Burning Chrome
Clouds, Market September 3rd. 2008, 7:35pm
Turns out, supporting Mozilla’s firefox project wasn’t good enough for Google: they’ve got their own shiny new browser called Chrome now. It was all over the newspaper headlines today. Most commentaries featured it as “The return of the browser wars”. Funny as it seems that Web 2.0 finally brought us browser war 2.0, my prediction is that we will look at it from a different angle in retrospect: It’s another important step to kill our old fashioned notion of an operating system. The interesting thing about Chrome is the new virtual machine included. It’s called V8 and has been developed by guys who already created the the Java virtual machine for SUN.
So don’t compare Chrome to Internet Explorer – compare it to Midori.
Midori is a rumoured strategic project at Microsoft –a serious operating system beyond Windows. It seems to be more than a research study, though there is little official information. SD Times claimed that “Midori will introduce a higher-level application model that abstracts the details of physical machines and processors.” An operating platform rather than operating system, allowing us to make use of all those multicore-processors, multiprocessor-machines and multi-machine computing clouds.
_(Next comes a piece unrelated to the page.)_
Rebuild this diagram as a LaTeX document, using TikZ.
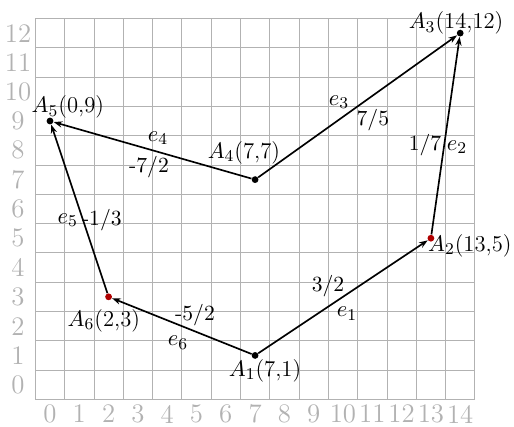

In the old days, there was a single hardware, a single CPU, and a single operating system. On top of that, many applications could be executed. Things started to change with the Java virtual machine (JVM). Now the Java software effectively ran on the JVM, ignoring the underlying OS. Then there was virtualization: today, you can easily run several OS on a single computer using vmware. Sometimes, virtual machines are already used to eliminate unexpected interactions between applications: We got enough computing power to deploy less trusted applications into their own virtual machines – so we do it and eliminate hard to locate side effects. Who knows – we might just as well end up with each application running within its own VM. Now Google gives us V8 – the new operating platform included in their browser. Applications like Google Apps will use it as their operating platform and ignore the underlying OS. Others will continue to develop Flex application running on Adobe’s Flash-plug-in. Different platform, same thing.
And parallel computing on the desktop has just begun. It will add to the trend. In the future, a single hardware will have multiple CPUs with even more cores, and any number of operating platforms layered on top of it. It’s going to solve some compatibility issues and create a number of new ones: keeping all those layers of operating platforms up to date, for example.
Chrome’s V8 will be one of those operating platforms. Thus, Google moves from controlling the entrance to cyberspace to controlling the entrance to the V8 operating platform. It’s the next step beyond cyberspace.
“Burning Chrome” is a collection of short stories by Sci-Fi author William Gibson. It was published following his novel “Neuromancer” in which he coined the term “cyberspace”. So yes, Chrome is the logical next step after cyberspace.